Source code of charts
· · · · ·

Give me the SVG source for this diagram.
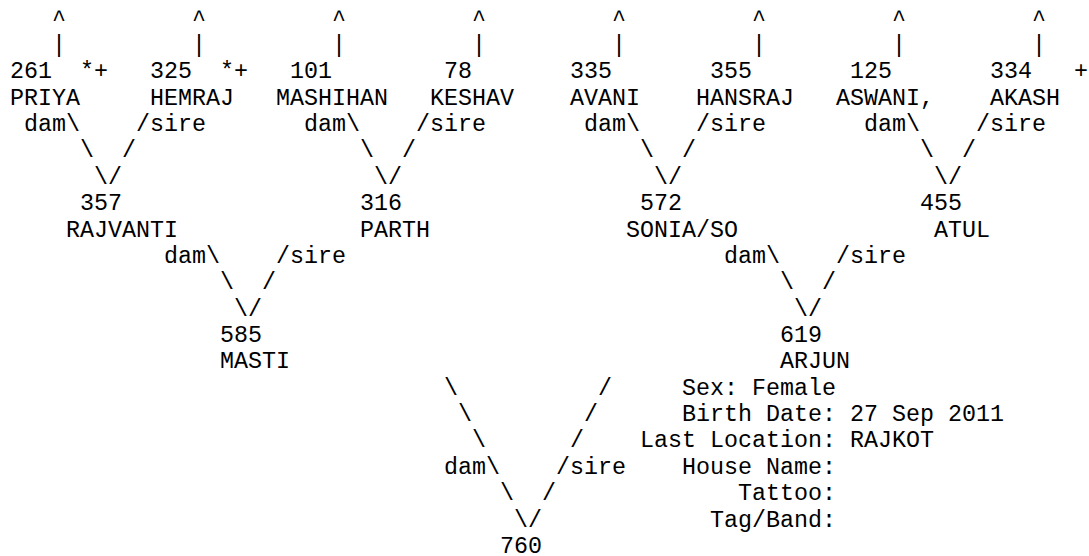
<svg xmlns="http://www.w3.org/2000/svg" width="1089" height="556" viewBox="0 0 1089 556">
<style>
text { font-family: "Liberation Mono", "Courier New", monospace; font-size: 23.33px; fill: #000; white-space: pre; }
</style>
<rect x="0" y="0" width="1089" height="556" fill="#fff"/>
<g id="connectors">
  <text x="52" y="25.56">^</text><text x="192" y="25.56">^</text><text x="332" y="25.56">^</text><text x="472" y="25.56">^</text>
  <text x="612" y="25.56">^</text><text x="752" y="25.56">^</text><text x="892" y="25.56">^</text><text x="1032" y="25.56">^</text>
  <text x="52" y="51.93">|</text><text x="192" y="51.93">|</text><text x="332" y="51.93">|</text><text x="472" y="51.93">|</text>
  <text x="612" y="51.93">|</text><text x="752" y="51.93">|</text><text x="892" y="51.93">|</text><text x="1032" y="51.93">|</text>
  <text x="24" y="131.04">dam\</text><text x="136" y="131.04">/sire</text>
  <text x="304" y="131.04">dam\</text><text x="416" y="131.04">/sire</text>
  <text x="584" y="131.04">dam\</text><text x="696" y="131.04">/sire</text>
  <text x="864" y="131.04">dam\</text><text x="976" y="131.04">/sire</text>
  <text x="80" y="157.41">\</text><text x="122" y="157.41">/</text>
  <text x="360" y="157.41">\</text><text x="402" y="157.41">/</text>
  <text x="640" y="157.41">\</text><text x="682" y="157.41">/</text>
  <text x="920" y="157.41">\</text><text x="962" y="157.41">/</text>
  <text x="94" y="183.78">\/</text><text x="374" y="183.78">\/</text><text x="654" y="183.78">\/</text><text x="934" y="183.78">\/</text>
  <text x="164" y="262.89">dam\</text><text x="276" y="262.89">/sire</text>
  <text x="724" y="262.89">dam\</text><text x="836" y="262.89">/sire</text>
  <text x="220" y="289.26">\</text><text x="262" y="289.26">/</text>
  <text x="780" y="289.26">\</text><text x="822" y="289.26">/</text>
  <text x="234" y="315.63">\/</text><text x="794" y="315.63">\/</text>
  <text x="444" y="394.74">\</text><text x="598" y="394.74">/</text>
  <text x="458" y="421.11">\</text><text x="584" y="421.11">/</text>
  <text x="472" y="447.48">\</text><text x="570" y="447.48">/</text>
  <text x="444" y="473.85">dam\</text><text x="556" y="473.85">/sire</text>
  <text x="500" y="500.22">\</text><text x="542" y="500.22">/</text>
  <text x="514" y="526.59">\/</text>
</g>
<g id="n261"><text x="10" y="78.3">261</text><text x="80" y="78.3">*+</text><text x="10" y="104.67">PRIYA</text></g>
<g id="n325"><text x="150" y="78.3">325</text><text x="220" y="78.3">*+</text><text x="150" y="104.67">HEMRAJ</text></g>
<g id="n101"><text x="290" y="78.3">101</text><text x="276" y="104.67">MASHIHAN</text></g>
<g id="n78"><text x="444" y="78.3">78</text><text x="430" y="104.67">KESHAV</text></g>
<g id="n335"><text x="570" y="78.3">335</text><text x="570" y="104.67">AVANI</text></g>
<g id="n355"><text x="710" y="78.3">355</text><text x="696" y="104.67">HANSRAJ</text></g>
<g id="n125"><text x="850" y="78.3">125</text><text x="836" y="104.67">ASWANI,</text></g>
<g id="n334"><text x="990" y="78.3">334</text><text x="1074" y="78.3">+</text><text x="990" y="104.67">AKASH</text></g>
<g id="n357"><text x="80" y="210.15">357</text><text x="66" y="236.52">RAJVANTI</text></g>
<g id="n316"><text x="360" y="210.15">316</text><text x="360" y="236.52">PARTH</text></g>
<g id="n572"><text x="640" y="210.15">572</text><text x="626" y="236.52">SONIA/SO</text></g>
<g id="n455"><text x="920" y="210.15">455</text><text x="934" y="236.52">ATUL</text></g>
<g id="n585"><text x="220" y="342">585</text><text x="220" y="368.37">MASTI</text></g>
<g id="n619"><text x="780" y="342">619</text><text x="780" y="368.37">ARJUN</text></g>
<g id="n760"><text x="500" y="552.96">760</text></g>
<g id="details">
  <text x="682" y="394.74">Sex: Female</text>
  <text x="682" y="421.11">Birth Date: 27 Sep 2011</text>
  <text x="640" y="447.48">Last Location: RAJKOT</text>
  <text x="682" y="473.85">House Name:</text>
  <text x="738" y="500.22">Tattoo:</text>
  <text x="710" y="526.59">Tag/Band:</text>
</g>
</svg>
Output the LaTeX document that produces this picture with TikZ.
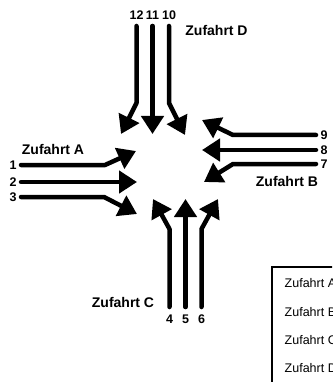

· · · · ·

→ **WORK TO BE COMPLETED**: Without the pictures, return all the records precisely as they stand.

→ **SOLUTION FOR THIS TASK**:
Give me the SVG source for this diagram.
<svg xmlns="http://www.w3.org/2000/svg" width="1089" height="556" viewBox="0 0 1089 556">
<style>
text { font-family: "Liberation Mono", "Courier New", monospace; font-size: 23.33px; fill: #000; white-space: pre; }
</style>
<rect x="0" y="0" width="1089" height="556" fill="#fff"/>
<g id="connectors">
  <text x="52" y="25.56">^</text><text x="192" y="25.56">^</text><text x="332" y="25.56">^</text><text x="472" y="25.56">^</text>
  <text x="612" y="25.56">^</text><text x="752" y="25.56">^</text><text x="892" y="25.56">^</text><text x="1032" y="25.56">^</text>
  <text x="52" y="51.93">|</text><text x="192" y="51.93">|</text><text x="332" y="51.93">|</text><text x="472" y="51.93">|</text>
  <text x="612" y="51.93">|</text><text x="752" y="51.93">|</text><text x="892" y="51.93">|</text><text x="1032" y="51.93">|</text>
  <text x="24" y="131.04">dam\</text><text x="136" y="131.04">/sire</text>
  <text x="304" y="131.04">dam\</text><text x="416" y="131.04">/sire</text>
  <text x="584" y="131.04">dam\</text><text x="696" y="131.04">/sire</text>
  <text x="864" y="131.04">dam\</text><text x="976" y="131.04">/sire</text>
  <text x="80" y="157.41">\</text><text x="122" y="157.41">/</text>
  <text x="360" y="157.41">\</text><text x="402" y="157.41">/</text>
  <text x="640" y="157.41">\</text><text x="682" y="157.41">/</text>
  <text x="920" y="157.41">\</text><text x="962" y="157.41">/</text>
  <text x="94" y="183.78">\/</text><text x="374" y="183.78">\/</text><text x="654" y="183.78">\/</text><text x="934" y="183.78">\/</text>
  <text x="164" y="262.89">dam\</text><text x="276" y="262.89">/sire</text>
  <text x="724" y="262.89">dam\</text><text x="836" y="262.89">/sire</text>
  <text x="220" y="289.26">\</text><text x="262" y="289.26">/</text>
  <text x="780" y="289.26">\</text><text x="822" y="289.26">/</text>
  <text x="234" y="315.63">\/</text><text x="794" y="315.63">\/</text>
  <text x="444" y="394.74">\</text><text x="598" y="394.74">/</text>
  <text x="458" y="421.11">\</text><text x="584" y="421.11">/</text>
  <text x="472" y="447.48">\</text><text x="570" y="447.48">/</text>
  <text x="444" y="473.85">dam\</text><text x="556" y="473.85">/sire</text>
  <text x="500" y="500.22">\</text><text x="542" y="500.22">/</text>
  <text x="514" y="526.59">\/</text>
</g>
<g id="n261"><text x="10" y="78.3">261</text><text x="80" y="78.3">*+</text><text x="10" y="104.67">PRIYA</text></g>
<g id="n325"><text x="150" y="78.3">325</text><text x="220" y="78.3">*+</text><text x="150" y="104.67">HEMRAJ</text></g>
<g id="n101"><text x="290" y="78.3">101</text><text x="276" y="104.67">MASHIHAN</text></g>
<g id="n78"><text x="444" y="78.3">78</text><text x="430" y="104.67">KESHAV</text></g>
<g id="n335"><text x="570" y="78.3">335</text><text x="570" y="104.67">AVANI</text></g>
<g id="n355"><text x="710" y="78.3">355</text><text x="696" y="104.67">HANSRAJ</text></g>
<g id="n125"><text x="850" y="78.3">125</text><text x="836" y="104.67">ASWANI,</text></g>
<g id="n334"><text x="990" y="78.3">334</text><text x="1074" y="78.3">+</text><text x="990" y="104.67">AKASH</text></g>
<g id="n357"><text x="80" y="210.15">357</text><text x="66" y="236.52">RAJVANTI</text></g>
<g id="n316"><text x="360" y="210.15">316</text><text x="360" y="236.52">PARTH</text></g>
<g id="n572"><text x="640" y="210.15">572</text><text x="626" y="236.52">SONIA/SO</text></g>
<g id="n455"><text x="920" y="210.15">455</text><text x="934" y="236.52">ATUL</text></g>
<g id="n585"><text x="220" y="342">585</text><text x="220" y="368.37">MASTI</text></g>
<g id="n619"><text x="780" y="342">619</text><text x="780" y="368.37">ARJUN</text></g>
<g id="n760"><text x="500" y="552.96">760</text></g>
<g id="details">
  <text x="682" y="394.74">Sex: Female</text>
  <text x="682" y="421.11">Birth Date: 27 Sep 2011</text>
  <text x="640" y="447.48">Last Location: RAJKOT</text>
  <text x="682" y="473.85">House Name:</text>
  <text x="738" y="500.22">Tattoo:</text>
  <text x="710" y="526.59">Tag/Band:</text>
</g>
</svg>
Output the LaTeX document that produces this picture with TikZ.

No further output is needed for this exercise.